Kanye West and Jay-Z: Watch The Throne
By the time Jay-Z emerged from his fortress of solitude in 2006 to favor his subjects with Kingdom Come, his world had become so tidy and hermetic that there was really only room left in it for him. It was as if he’d accomplished his life goals and couldn’t decide whether to take a victory lap or a victory nap. It took the meteoric ascent of a protégé named Kanye West to rouse him from his apathy. From The Blueprint on, West’s career in some ways represents an ongoing conversation with a hero turned mentor turned rival. On “Big Brother,” West opened up about their relationship with a sincerity that bordered on embarrassing. But his albums and mix-tapes are filled with references, direct and indirect, to Jay-Z.
Now, Jay-Z and Kanye consummate their long, fruitful musical relationship with the collaborative album Watch The Throne. As always, the men are a study in contrasts: the businessman and the bohemian, the faithful husband and the drugged-up playboy, the walking press release and the loose cannon. Jay-Z is tidy. Kanye is nothing but rough edges. On Watch The Throne, exhilarating messiness and go-for-broke spontaneity infect Jay-Z and push him outside his comfort zone and into a realm of intense emotional reflection.
The first two singles from the project encapsulate the album’s dominant musical tones. There’s the icy electronic emptiness of “H•a•m,” an exercise in technical virtuosity for its own sake that thankfully did not make the album. And there’s “Otis,” a throwback to the hyper-soul, sample-heavy sound of The Blueprint and The College Dropout, featuring Jay-Z and Kanye friskily tag-teaming a “Try A Little Tenderness” sample. Otis Redding didn’t just provide the sample, he also provided the song’s title, a fitting tribute in an album that posits Kanye and Jay-Z’s success as a fulfillment the civil-rights movement and soul music. Otis is invoked, and so are Fred Hampton, Nina Simone, Martin Luther King, and other icons who died before they could admire the duo’s homes and cars.

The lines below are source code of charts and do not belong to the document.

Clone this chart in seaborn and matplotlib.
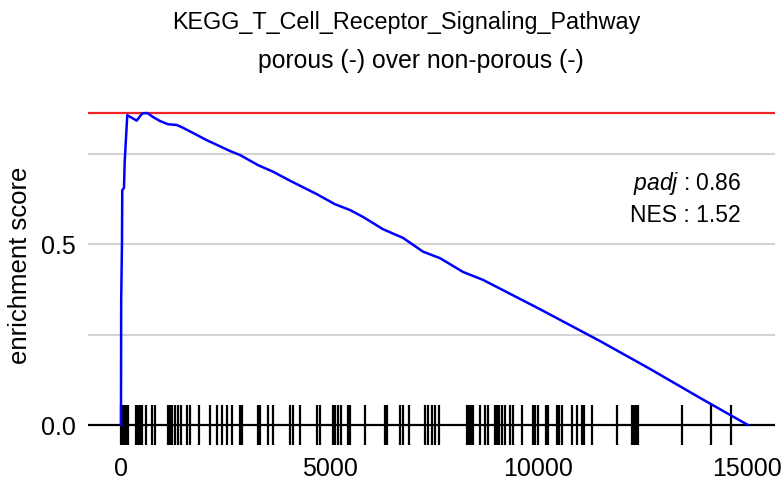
import matplotlib
matplotlib.use("Agg")
import matplotlib.pyplot as plt
import seaborn as sns
import pandas as pd
from matplotlib.ticker import FixedLocator

# ---- data ----
pathway_name = "KEGG_T_Cell_Receptor_Signaling_Pathway"
subtitle = "porous (-) over non-porous (-)"
padj_value = "0.86"
nes_value = "1.52"

# running enrichment score (rank, score)
curve_rank = [0, 5, 24, 31, 72, 89, 113, 151, 376, 510, 630, 767, 934, 1126,
              1335, 1454, 1725, 2053, 2372, 2612, 2852, 3283, 3642, 4049, 4689,
              5127, 5487, 5798, 6278, 6757, 7236, 7643, 8194, 8674, 10039,
              11477, 12675, 13873, 14592, 15023]
curve_es = [0.0, 0.341, 0.503, 0.649, 0.655, 0.727, 0.778, 0.856, 0.841, 0.861,
            0.862, 0.851, 0.840, 0.831, 0.829, 0.823, 0.807, 0.787, 0.770,
            0.757, 0.746, 0.718, 0.700, 0.675, 0.638, 0.610, 0.594, 0.575,
            0.541, 0.517, 0.479, 0.461, 0.423, 0.401, 0.320, 0.232, 0.155,
            0.075, 0.028, 0.0]

# ranks of the pathway genes (rug ticks)
hit_ranks = [10, 24, 72, 120, 168, 360, 408, 455, 503, 599, 743, 815, 1126,
             1174, 1222, 1294, 1366, 1438, 1582, 1653, 1869, 2133, 2300, 2420,
             2540, 2660, 2852, 2900, 3283, 3331, 3523, 3643, 4050, 4122, 4290,
             4697, 4769, 5080, 5128, 5200, 5272, 5440, 5488, 5847, 6326, 6374,
             6686, 6758, 6901, 7285, 7357, 7453, 7525, 7620, 8291, 8339, 8387,
             8435, 8602, 8722, 8794, 8962, 9010, 9058, 9130, 9202, 9322, 9394,
             9609, 9873, 9921, 9993, 10184, 10232, 10448, 10496, 10568, 10807,
             10927, 11047, 11095, 11287, 11886, 12246, 12294, 12342, 12390,
             13444, 14139, 14618]

es_max = 0.863
tick_half = 0.054

x_ticks = [0, 5000, 10000, 15000]
x_tick_labels = ["0", "5000", "10000", "15000"]
y_major = [0.0, 0.5]
y_major_labels = ["0.0", "0.5"]
y_minor = [0.25, 0.75]

# ---- styling ----
sns.set_theme(style="whitegrid")
plt.rcParams["font.family"] = ["Liberation Sans", "DejaVu Sans"]
plt.rcParams["mathtext.fontset"] = "custom"
plt.rcParams["mathtext.rm"] = "Liberation Sans"
plt.rcParams["mathtext.it"] = "Liberation Sans:italic"

W, H = 782, 487
fig = plt.figure(figsize=(W / 100, H / 100), dpi=100)
ax = fig.add_axes([88 / W, 1 - 450 / H, (775 - 88) / W, (450 - 96) / H])
ax.set_facecolor("white")

df = pd.DataFrame({"rank": curve_rank, "es": curve_es})

# grid lines
for yv in y_minor + [0.5]:
    ax.axhline(yv, color="#d4d4d4", lw=1.5, zorder=0)
ax.grid(False)

# red max line and black zero line
ax.axhline(es_max, color="#f02424", lw=1.6, zorder=1)
ax.axhline(0.0, color="black", lw=1.6, zorder=1)

# rug ticks
ax.vlines(hit_ranks, -tick_half, tick_half, color="black", lw=1.6, zorder=2)

# enrichment curve
sns.lineplot(data=df, x="rank", y="es", ax=ax, color="#0000ff", lw=1.8,
             zorder=3, estimator=None, sort=False)

ax.set_xlim(-790, 15670)
ax.set_ylim(-0.069, 0.909)
ax.xaxis.set_major_locator(FixedLocator(x_ticks))
ax.set_xticklabels(x_tick_labels)
ax.yaxis.set_major_locator(FixedLocator(y_major))
ax.set_yticklabels(y_major_labels)
ax.tick_params(axis="both", labelsize=18, length=0, colors="black")
ax.tick_params(axis="x", pad=5)
ax.tick_params(axis="y", pad=9)
for s in ax.spines.values():
    s.set_visible(False)

ax.set_xlabel("")
ax.set_ylabel("enrichment score", fontsize=18.5, color="black")
ax.yaxis.set_label_coords(-56 / 687, (450 - 265) / (450 - 96))

# titles
fig.text(406 / W, 1 - 29 / H, pathway_name, ha="center", va="baseline",
         fontsize=16.8, color="black")
fig.text(421 / W, 1 - 68 / H, subtitle, ha="center", va="baseline",
         fontsize=17.8, color="black")

# stats annotation
fig.text(741 / W, 1 - 190 / H, r"$\mathit{padj}$ : " + padj_value, ha="right",
         va="baseline", fontsize=16.5, color="black")
fig.text(741 / W, 1 - 222 / H, "NES : " + nes_value, ha="right",
         va="baseline", fontsize=16.5, color="black")

fig.savefig("out.png", dpi=100)
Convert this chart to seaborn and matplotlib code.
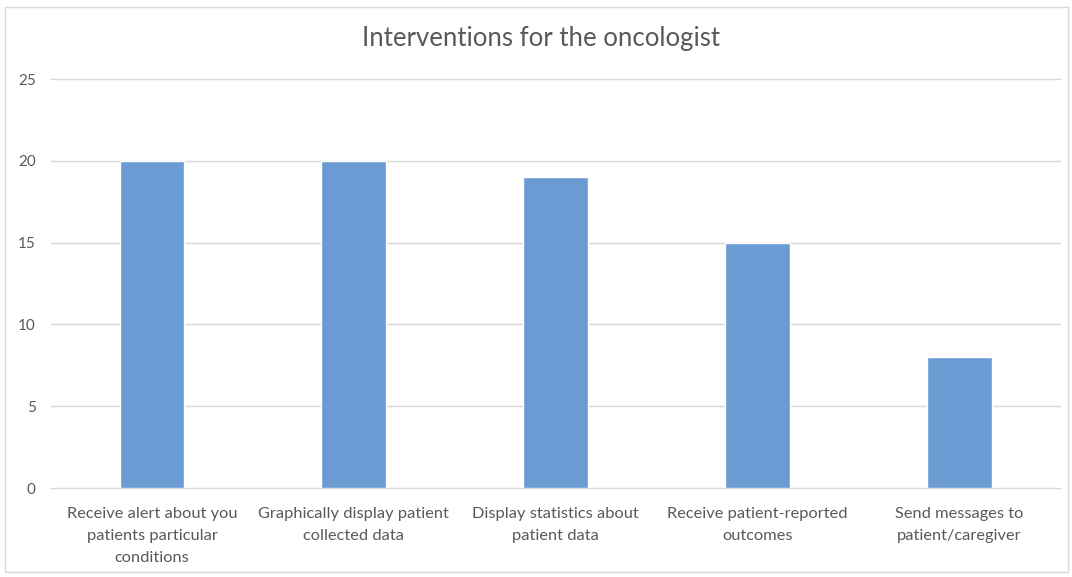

“New Day” recaptures the gritty autobiographical introspection of The Blueprint and College Dropout, as Kanye and Jay-Z take turns addressing future sons about the gift and the curse of massive fame. Jay’s fatherlessness lends the song an additional element of pathos; even on The Blueprint, Jay-Z’s soul-searching rarely cut so deep. Watch The Throne was crafted in the heat and intensity of a very specific cultural moment, but Kanye and especially Jay-Z have the long view in mind. The album has the flash to dazzle and the substance to last.